Active Army troops assigned to the 1st Cavalry, Combat Aviation Brigade out of Fort Riley made a stop in Great Bend Wednesday morning to refuel at the Great Bend Municipal Airport. It was part of the first leg of a two-day long cross-country mission that will bring the soldiers and about 30 helicopters from Fort Riley, Kan. to Fort Irwin, Calif. An overnight stop in Santa Fe, New Mexico is planned for later today.
Clayton Heidelberg manages Centerline Aviation, LLC, the full service fuel provider at GBMA. He said the U.S. Army contacted him two weeks ago to coordinate fuel stops for today and tomorrow. Normally, Centerline refuels about 10 aircraft a day, so having an additional 19 helicopters on the ground made for a very good day, Heidelberg said.
The amount of fuel a helicopter holds is about on par with what is typically put in a plane, he said. Kiowa Warriors top off with roughly 100 gallons, while the Blackhawks hold 250 gallons. Each gallon of jet fuel weighs about seven pounds.
For cross country flights, the Army makes an effort to coordinate with civilian airports, making sure its okay for them to come, and that they can be supported with the volume and type of aircraft, according to CW3 Mercado.
“It’s pretty normal,” he said. “It’s a good exercise, and a good stateside operation as well.”
Overall Wednesday, there were 19 or 20 helicopters stopping to refuel at Great Bend Municipal Airport, half Blackhawk and half Kiowa Warriors. On Thursday, the remaining Blackhawks and some Apache helicopters will make a pit stop before continuing on and meeting up with the rest of the troops.

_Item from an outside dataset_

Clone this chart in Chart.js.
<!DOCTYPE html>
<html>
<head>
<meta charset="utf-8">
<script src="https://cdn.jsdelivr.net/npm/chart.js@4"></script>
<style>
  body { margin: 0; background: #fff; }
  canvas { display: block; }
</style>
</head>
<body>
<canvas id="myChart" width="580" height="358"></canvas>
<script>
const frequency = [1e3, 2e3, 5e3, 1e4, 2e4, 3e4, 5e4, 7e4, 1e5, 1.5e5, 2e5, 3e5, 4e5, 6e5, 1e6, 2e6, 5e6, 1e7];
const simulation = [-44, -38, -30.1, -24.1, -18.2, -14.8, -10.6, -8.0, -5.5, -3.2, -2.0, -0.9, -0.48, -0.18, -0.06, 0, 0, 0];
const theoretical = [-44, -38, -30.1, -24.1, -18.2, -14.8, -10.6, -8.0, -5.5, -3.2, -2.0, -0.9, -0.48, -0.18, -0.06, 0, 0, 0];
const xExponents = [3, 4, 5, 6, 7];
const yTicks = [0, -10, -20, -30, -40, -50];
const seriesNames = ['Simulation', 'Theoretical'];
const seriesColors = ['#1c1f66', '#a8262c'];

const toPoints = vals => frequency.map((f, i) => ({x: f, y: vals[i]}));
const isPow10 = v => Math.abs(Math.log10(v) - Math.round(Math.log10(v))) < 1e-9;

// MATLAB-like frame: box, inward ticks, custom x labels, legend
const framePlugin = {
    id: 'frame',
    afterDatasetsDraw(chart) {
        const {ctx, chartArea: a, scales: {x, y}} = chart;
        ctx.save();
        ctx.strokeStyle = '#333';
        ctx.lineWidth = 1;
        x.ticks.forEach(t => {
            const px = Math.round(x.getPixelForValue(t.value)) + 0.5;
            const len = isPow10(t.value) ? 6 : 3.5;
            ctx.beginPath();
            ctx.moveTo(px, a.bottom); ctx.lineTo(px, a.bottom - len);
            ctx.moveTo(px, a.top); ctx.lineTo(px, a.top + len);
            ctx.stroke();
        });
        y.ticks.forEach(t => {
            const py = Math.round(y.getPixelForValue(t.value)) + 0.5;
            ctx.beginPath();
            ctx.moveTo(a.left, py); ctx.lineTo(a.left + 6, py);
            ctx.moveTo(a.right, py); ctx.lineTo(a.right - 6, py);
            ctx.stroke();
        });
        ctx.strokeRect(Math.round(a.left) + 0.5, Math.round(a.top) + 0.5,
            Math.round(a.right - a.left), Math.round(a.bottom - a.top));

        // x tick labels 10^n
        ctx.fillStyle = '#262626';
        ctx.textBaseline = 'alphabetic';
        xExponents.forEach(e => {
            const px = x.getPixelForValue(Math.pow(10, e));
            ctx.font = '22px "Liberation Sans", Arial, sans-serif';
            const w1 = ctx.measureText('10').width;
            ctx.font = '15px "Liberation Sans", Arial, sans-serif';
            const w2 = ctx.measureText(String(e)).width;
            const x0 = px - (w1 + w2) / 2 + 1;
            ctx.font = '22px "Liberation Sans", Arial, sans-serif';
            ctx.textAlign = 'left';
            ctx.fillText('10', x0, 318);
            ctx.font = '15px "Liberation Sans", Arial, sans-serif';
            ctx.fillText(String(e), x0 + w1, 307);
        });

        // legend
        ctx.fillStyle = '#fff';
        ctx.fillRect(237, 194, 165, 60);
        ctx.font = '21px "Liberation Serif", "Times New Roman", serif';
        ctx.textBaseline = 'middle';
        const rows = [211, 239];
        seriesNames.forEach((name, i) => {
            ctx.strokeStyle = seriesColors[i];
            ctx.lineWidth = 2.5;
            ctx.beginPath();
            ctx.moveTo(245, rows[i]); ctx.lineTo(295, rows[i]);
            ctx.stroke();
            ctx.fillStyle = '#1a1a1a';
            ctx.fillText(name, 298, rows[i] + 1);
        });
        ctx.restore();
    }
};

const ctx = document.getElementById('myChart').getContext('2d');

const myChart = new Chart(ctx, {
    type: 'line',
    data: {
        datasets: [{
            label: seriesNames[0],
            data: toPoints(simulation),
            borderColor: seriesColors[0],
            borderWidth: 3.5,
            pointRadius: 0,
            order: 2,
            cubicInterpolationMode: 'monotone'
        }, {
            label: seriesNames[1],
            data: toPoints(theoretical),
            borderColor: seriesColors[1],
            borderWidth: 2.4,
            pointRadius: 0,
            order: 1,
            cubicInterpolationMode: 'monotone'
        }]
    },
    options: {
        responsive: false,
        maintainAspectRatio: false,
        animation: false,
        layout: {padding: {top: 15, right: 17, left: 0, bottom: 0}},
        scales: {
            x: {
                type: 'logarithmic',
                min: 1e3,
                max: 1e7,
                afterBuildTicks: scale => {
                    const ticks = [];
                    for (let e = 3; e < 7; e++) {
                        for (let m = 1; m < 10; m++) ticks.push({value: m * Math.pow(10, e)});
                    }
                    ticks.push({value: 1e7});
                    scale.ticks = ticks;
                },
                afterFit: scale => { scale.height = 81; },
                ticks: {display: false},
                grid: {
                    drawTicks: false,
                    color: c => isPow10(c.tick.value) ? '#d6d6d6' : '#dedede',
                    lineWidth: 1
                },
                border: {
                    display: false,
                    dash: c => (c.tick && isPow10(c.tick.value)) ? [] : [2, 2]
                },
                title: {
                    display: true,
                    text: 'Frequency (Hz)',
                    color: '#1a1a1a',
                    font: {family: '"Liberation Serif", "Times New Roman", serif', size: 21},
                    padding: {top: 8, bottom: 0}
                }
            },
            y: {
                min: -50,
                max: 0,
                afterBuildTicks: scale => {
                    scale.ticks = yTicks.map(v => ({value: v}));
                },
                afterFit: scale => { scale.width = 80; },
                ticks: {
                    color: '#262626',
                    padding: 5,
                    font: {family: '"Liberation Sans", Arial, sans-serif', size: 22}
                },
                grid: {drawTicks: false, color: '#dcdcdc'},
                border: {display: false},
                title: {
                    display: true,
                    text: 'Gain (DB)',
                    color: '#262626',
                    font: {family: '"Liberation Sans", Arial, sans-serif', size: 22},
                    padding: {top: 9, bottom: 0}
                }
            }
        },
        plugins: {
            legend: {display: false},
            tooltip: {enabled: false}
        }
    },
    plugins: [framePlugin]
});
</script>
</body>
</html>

Mercado has been in the army 15 years, and has been flying Kiowa Warriors for seven, he said. Above the door of the helicopter is a small painting of a skull wearing a Stetson with the Cavalry emblem, symbol for Avenger troop 169.
Pilots are only trained on one aircraft, Mercado said. The Avengers are a reconnaissance platform.
“In combat, we go ahead to locate the enemy,” he said. “We are also outfitted with rockets and can provide fire when needed.” Kiowas are a much smaller version of their teammates, the Blackhawk and the Apache. They seat two, with the rear compartment filled with reconnaissance equipment. They originally carried four soldiers, according to Mercado. There is a sense of pride among the pilots of the Kiowas.
Hardworking and underrated, it doesn’t surprise these soldiers that the name of their crafts don’t roll off the tongue quite so easily as the other two flashy tools. According to Mercado, Kiowas fly the most combat hours.
“Maintenance turnaround on the aircraft is pretty good,” he said. “And that is why they fly so much.” The Kiowa has a distance range of about 250 miles before they have to refuel.
“The Blackhawks can fly a lot further than we can,” he said. “They fly a lot faster too.”